#### [Data provided]
-=-=-

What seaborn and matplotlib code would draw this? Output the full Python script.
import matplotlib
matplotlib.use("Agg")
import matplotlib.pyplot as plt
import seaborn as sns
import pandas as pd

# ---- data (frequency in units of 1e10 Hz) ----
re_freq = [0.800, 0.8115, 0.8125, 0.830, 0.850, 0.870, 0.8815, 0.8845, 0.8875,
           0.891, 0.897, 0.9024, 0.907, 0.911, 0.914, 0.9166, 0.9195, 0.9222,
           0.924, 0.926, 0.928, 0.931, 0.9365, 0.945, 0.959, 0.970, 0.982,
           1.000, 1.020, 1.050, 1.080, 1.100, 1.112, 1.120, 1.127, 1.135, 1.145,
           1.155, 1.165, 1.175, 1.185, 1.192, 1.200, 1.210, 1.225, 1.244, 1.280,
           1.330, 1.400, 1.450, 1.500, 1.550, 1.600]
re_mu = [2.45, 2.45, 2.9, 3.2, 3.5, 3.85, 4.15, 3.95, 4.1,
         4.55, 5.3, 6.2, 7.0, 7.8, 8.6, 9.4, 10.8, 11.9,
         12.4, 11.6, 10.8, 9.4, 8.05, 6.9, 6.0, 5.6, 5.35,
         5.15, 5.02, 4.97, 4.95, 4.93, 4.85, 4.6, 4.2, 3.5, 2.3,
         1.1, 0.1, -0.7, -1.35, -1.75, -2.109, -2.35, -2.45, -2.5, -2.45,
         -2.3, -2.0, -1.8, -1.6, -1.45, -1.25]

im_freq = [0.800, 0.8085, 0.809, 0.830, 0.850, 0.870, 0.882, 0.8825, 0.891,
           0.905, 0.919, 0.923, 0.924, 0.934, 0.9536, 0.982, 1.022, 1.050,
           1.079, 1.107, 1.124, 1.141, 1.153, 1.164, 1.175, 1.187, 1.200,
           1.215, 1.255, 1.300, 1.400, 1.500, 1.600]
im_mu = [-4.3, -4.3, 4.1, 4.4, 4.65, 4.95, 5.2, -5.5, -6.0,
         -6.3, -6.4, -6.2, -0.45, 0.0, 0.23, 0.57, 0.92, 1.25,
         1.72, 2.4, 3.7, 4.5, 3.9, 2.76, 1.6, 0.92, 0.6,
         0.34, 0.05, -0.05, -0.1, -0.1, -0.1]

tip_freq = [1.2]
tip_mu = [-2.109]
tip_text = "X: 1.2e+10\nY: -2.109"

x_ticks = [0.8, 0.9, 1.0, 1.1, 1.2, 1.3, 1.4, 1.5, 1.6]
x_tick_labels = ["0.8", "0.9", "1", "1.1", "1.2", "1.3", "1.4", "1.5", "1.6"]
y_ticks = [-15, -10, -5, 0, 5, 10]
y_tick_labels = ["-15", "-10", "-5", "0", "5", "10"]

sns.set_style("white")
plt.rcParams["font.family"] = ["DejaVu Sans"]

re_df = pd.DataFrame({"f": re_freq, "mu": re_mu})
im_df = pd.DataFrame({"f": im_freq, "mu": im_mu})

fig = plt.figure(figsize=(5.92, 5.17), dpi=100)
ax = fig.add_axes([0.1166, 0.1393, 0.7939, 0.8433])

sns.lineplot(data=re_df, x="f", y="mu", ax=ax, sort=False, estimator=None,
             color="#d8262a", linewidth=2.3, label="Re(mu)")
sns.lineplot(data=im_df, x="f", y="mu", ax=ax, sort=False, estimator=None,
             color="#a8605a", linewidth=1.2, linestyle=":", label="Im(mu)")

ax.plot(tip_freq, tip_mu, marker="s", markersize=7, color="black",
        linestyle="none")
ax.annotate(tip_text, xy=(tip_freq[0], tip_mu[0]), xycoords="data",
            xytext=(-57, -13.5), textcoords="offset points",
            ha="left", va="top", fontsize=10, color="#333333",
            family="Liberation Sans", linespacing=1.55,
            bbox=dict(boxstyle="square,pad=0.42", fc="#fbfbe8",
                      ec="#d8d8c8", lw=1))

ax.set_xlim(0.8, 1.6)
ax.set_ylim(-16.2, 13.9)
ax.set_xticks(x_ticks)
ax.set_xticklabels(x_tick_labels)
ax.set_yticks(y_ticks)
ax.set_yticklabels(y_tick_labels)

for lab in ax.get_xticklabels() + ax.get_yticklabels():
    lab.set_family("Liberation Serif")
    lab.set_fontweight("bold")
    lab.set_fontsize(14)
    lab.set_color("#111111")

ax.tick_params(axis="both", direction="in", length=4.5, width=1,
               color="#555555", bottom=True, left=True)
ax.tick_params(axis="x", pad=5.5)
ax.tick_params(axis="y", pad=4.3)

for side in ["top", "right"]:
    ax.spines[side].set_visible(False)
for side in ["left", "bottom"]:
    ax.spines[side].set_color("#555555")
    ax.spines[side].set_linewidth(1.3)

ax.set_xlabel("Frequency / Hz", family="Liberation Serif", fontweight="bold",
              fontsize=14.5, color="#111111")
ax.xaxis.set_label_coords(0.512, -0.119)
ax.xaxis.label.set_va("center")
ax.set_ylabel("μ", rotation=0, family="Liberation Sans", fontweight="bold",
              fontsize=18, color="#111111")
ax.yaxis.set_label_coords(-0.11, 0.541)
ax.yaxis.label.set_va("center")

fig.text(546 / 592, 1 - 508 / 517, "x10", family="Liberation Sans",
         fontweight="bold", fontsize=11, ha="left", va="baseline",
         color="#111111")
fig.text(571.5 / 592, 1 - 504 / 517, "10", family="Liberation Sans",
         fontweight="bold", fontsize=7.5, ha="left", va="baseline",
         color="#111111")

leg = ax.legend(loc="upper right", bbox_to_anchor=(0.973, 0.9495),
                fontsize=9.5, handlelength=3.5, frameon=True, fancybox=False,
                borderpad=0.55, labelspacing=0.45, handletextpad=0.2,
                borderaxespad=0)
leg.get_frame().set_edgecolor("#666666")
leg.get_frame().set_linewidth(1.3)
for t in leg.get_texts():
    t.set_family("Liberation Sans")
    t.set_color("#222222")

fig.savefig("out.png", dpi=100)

-=-=-

#### [Task description]
Collect each line holding the string "seaborn".

#### [Expected answer]
What seaborn and matplotlib code would draw this? Output the full Python script.
import seaborn as sns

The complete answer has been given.